::: DATA SEGMENT :::

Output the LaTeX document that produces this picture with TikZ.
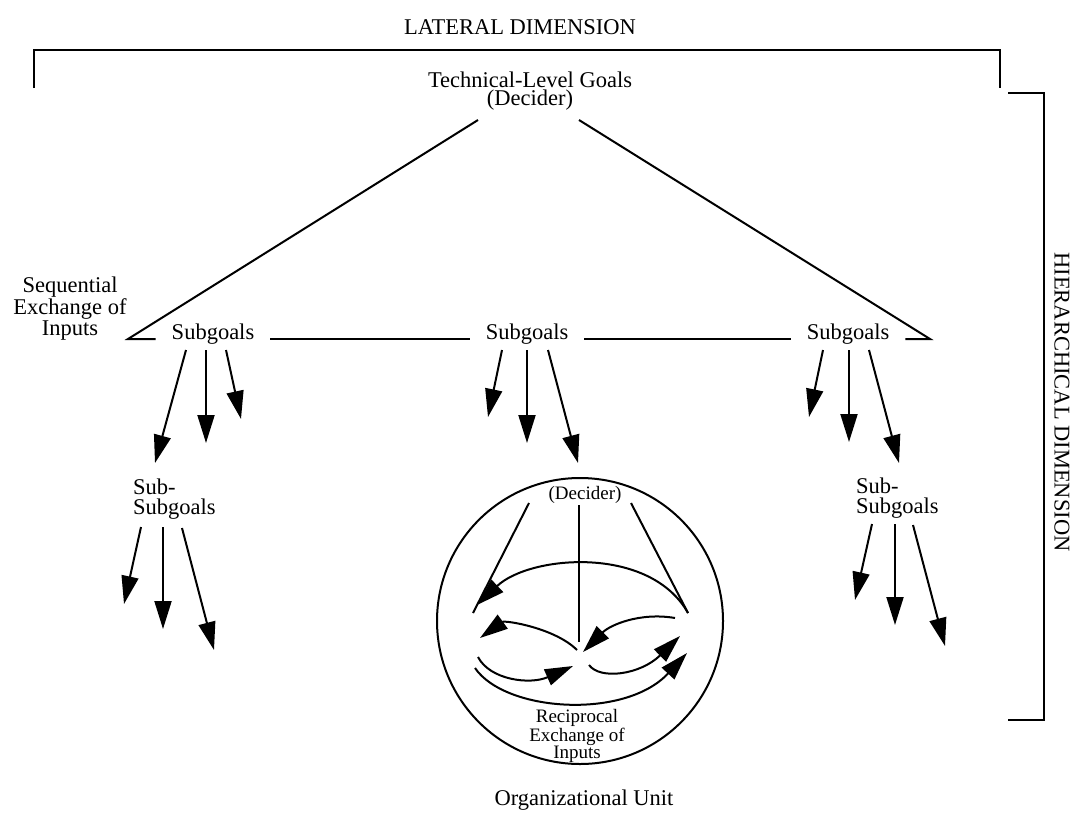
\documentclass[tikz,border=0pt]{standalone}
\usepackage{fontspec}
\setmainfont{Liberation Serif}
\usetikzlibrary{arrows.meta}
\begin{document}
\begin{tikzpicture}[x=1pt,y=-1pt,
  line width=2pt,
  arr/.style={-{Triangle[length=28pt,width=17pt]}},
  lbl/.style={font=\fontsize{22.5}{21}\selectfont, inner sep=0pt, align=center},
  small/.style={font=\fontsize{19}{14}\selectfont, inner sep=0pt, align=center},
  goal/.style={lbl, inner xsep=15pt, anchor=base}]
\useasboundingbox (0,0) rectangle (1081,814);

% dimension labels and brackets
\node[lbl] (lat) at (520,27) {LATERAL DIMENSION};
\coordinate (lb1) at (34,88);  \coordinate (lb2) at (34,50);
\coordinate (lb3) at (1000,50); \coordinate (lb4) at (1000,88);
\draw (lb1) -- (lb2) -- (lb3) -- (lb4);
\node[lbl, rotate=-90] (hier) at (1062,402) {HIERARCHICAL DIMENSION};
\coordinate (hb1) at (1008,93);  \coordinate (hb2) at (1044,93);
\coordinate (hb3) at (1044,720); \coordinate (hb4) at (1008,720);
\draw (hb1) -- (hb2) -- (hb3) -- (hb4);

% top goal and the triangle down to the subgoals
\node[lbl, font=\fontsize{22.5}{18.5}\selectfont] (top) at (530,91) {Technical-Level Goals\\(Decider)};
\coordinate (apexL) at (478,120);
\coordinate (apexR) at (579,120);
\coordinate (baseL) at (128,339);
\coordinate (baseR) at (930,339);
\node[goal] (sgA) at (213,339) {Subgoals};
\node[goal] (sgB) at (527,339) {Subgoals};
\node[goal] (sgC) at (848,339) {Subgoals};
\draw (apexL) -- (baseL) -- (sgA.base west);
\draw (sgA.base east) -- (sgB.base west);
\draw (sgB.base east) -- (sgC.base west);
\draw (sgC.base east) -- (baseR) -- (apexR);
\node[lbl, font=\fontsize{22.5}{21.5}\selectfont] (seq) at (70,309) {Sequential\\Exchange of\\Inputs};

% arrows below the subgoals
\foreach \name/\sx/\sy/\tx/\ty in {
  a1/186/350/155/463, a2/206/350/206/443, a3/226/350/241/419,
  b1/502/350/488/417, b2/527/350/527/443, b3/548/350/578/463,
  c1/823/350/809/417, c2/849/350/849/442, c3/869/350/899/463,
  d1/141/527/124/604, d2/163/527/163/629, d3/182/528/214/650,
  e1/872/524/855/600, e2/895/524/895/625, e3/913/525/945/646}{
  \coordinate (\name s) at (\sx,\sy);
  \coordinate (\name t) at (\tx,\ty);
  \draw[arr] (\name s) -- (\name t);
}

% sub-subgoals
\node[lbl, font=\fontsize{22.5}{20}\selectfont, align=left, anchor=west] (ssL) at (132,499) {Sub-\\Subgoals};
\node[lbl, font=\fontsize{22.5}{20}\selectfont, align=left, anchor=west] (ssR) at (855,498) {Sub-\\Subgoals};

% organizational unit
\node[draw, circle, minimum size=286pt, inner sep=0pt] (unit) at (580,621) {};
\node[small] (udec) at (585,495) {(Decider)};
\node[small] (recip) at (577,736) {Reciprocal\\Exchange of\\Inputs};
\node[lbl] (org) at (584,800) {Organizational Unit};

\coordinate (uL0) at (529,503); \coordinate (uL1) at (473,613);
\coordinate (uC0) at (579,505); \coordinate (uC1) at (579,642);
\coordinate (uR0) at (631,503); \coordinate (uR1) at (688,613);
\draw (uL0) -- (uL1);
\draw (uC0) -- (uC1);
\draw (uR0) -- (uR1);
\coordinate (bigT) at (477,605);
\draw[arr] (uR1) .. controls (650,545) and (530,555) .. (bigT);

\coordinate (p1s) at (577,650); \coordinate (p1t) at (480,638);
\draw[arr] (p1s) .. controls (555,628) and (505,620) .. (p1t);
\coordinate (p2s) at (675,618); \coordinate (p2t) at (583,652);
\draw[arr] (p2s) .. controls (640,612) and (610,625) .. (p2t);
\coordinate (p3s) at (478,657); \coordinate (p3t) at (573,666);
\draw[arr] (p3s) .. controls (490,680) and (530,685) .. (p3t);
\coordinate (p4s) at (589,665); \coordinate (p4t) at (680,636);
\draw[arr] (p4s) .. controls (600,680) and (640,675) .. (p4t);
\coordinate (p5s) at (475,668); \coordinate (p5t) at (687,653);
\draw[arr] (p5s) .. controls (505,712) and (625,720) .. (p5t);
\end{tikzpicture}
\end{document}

:::

> **TASK GOAL**: Set every line down exactly as written, leaving each picture out.

> **COMPLETED TASK**:
Output the LaTeX document that produces this picture with TikZ.
\documentclass[tikz,border=0pt]{standalone}
\usepackage{fontspec}
\setmainfont{Liberation Serif}
\usetikzlibrary{arrows.meta}
\begin{document}
\begin{tikzpicture}[x=1pt,y=-1pt,
  line width=2pt,
  arr/.style={-{Triangle[length=28pt,width=17pt]}},
  lbl/.style={font=\fontsize{22.5}{21}\selectfont, inner sep=0pt, align=center},
  small/.style={font=\fontsize{19}{14}\selectfont, inner sep=0pt, align=center},
  goal/.style={lbl, inner xsep=15pt, anchor=base}]
\useasboundingbox (0,0) rectangle (1081,814);

% dimension labels and brackets
\node[lbl] (lat) at (520,27) {LATERAL DIMENSION};
\coordinate (lb1) at (34,88);  \coordinate (lb2) at (34,50);
\coordinate (lb3) at (1000,50); \coordinate (lb4) at (1000,88);
\draw (lb1) -- (lb2) -- (lb3) -- (lb4);
\node[lbl, rotate=-90] (hier) at (1062,402) {HIERARCHICAL DIMENSION};
\coordinate (hb1) at (1008,93);  \coordinate (hb2) at (1044,93);
\coordinate (hb3) at (1044,720); \coordinate (hb4) at (1008,720);
\draw (hb1) -- (hb2) -- (hb3) -- (hb4);

% top goal and the triangle down to the subgoals
\node[lbl, font=\fontsize{22.5}{18.5}\selectfont] (top) at (530,91) {Technical-Level Goals\\(Decider)};
\coordinate (apexL) at (478,120);
\coordinate (apexR) at (579,120);
\coordinate (baseL) at (128,339);
\coordinate (baseR) at (930,339);
\node[goal] (sgA) at (213,339) {Subgoals};
\node[goal] (sgB) at (527,339) {Subgoals};
\node[goal] (sgC) at (848,339) {Subgoals};
\draw (apexL) -- (baseL) -- (sgA.base west);
\draw (sgA.base east) -- (sgB.base west);
\draw (sgB.base east) -- (sgC.base west);
\draw (sgC.base east) -- (baseR) -- (apexR);
\node[lbl, font=\fontsize{22.5}{21.5}\selectfont] (seq) at (70,309) {Sequential\\Exchange of\\Inputs};

% arrows below the subgoals
\foreach \name/\sx/\sy/\tx/\ty in {
  a1/186/350/155/463, a2/206/350/206/443, a3/226/350/241/419,
  b1/502/350/488/417, b2/527/350/527/443, b3/548/350/578/463,
  c1/823/350/809/417, c2/849/350/849/442, c3/869/350/899/463,
  d1/141/527/124/604, d2/163/527/163/629, d3/182/528/214/650,
  e1/872/524/855/600, e2/895/524/895/625, e3/913/525/945/646}{
  \coordinate (\name s) at (\sx,\sy);
  \coordinate (\name t) at (\tx,\ty);
  \draw[arr] (\name s) -- (\name t);
}

% sub-subgoals
\node[lbl, font=\fontsize{22.5}{20}\selectfont, align=left, anchor=west] (ssL) at (132,499) {Sub-\\Subgoals};
\node[lbl, font=\fontsize{22.5}{20}\selectfont, align=left, anchor=west] (ssR) at (855,498) {Sub-\\Subgoals};

% organizational unit
\node[draw, circle, minimum size=286pt, inner sep=0pt] (unit) at (580,621) {};
\node[small] (udec) at (585,495) {(Decider)};
\node[small] (recip) at (577,736) {Reciprocal\\Exchange of\\Inputs};
\node[lbl] (org) at (584,800) {Organizational Unit};

\coordinate (uL0) at (529,503); \coordinate (uL1) at (473,613);
\coordinate (uC0) at (579,505); \coordinate (uC1) at (579,642);
\coordinate (uR0) at (631,503); \coordinate (uR1) at (688,613);
\draw (uL0) -- (uL1);
\draw (uC0) -- (uC1);
\draw (uR0) -- (uR1);
\coordinate (bigT) at (477,605);
\draw[arr] (uR1) .. controls (650,545) and (530,555) .. (bigT);

\coordinate (p1s) at (577,650); \coordinate (p1t) at (480,638);
\draw[arr] (p1s) .. controls (555,628) and (505,620) .. (p1t);
\coordinate (p2s) at (675,618); \coordinate (p2t) at (583,652);
\draw[arr] (p2s) .. controls (640,612) and (610,625) .. (p2t);
\coordinate (p3s) at (478,657); \coordinate (p3t) at (573,666);
\draw[arr] (p3s) .. controls (490,680) and (530,685) .. (p3t);
\coordinate (p4s) at (589,665); \coordinate (p4t) at (680,636);
\draw[arr] (p4s) .. controls (600,680) and (640,675) .. (p4t);
\coordinate (p5s) at (475,668); \coordinate (p5t) at (687,653);
\draw[arr] (p5s) .. controls (505,712) and (625,720) .. (p5t);
\end{tikzpicture}
\end{document}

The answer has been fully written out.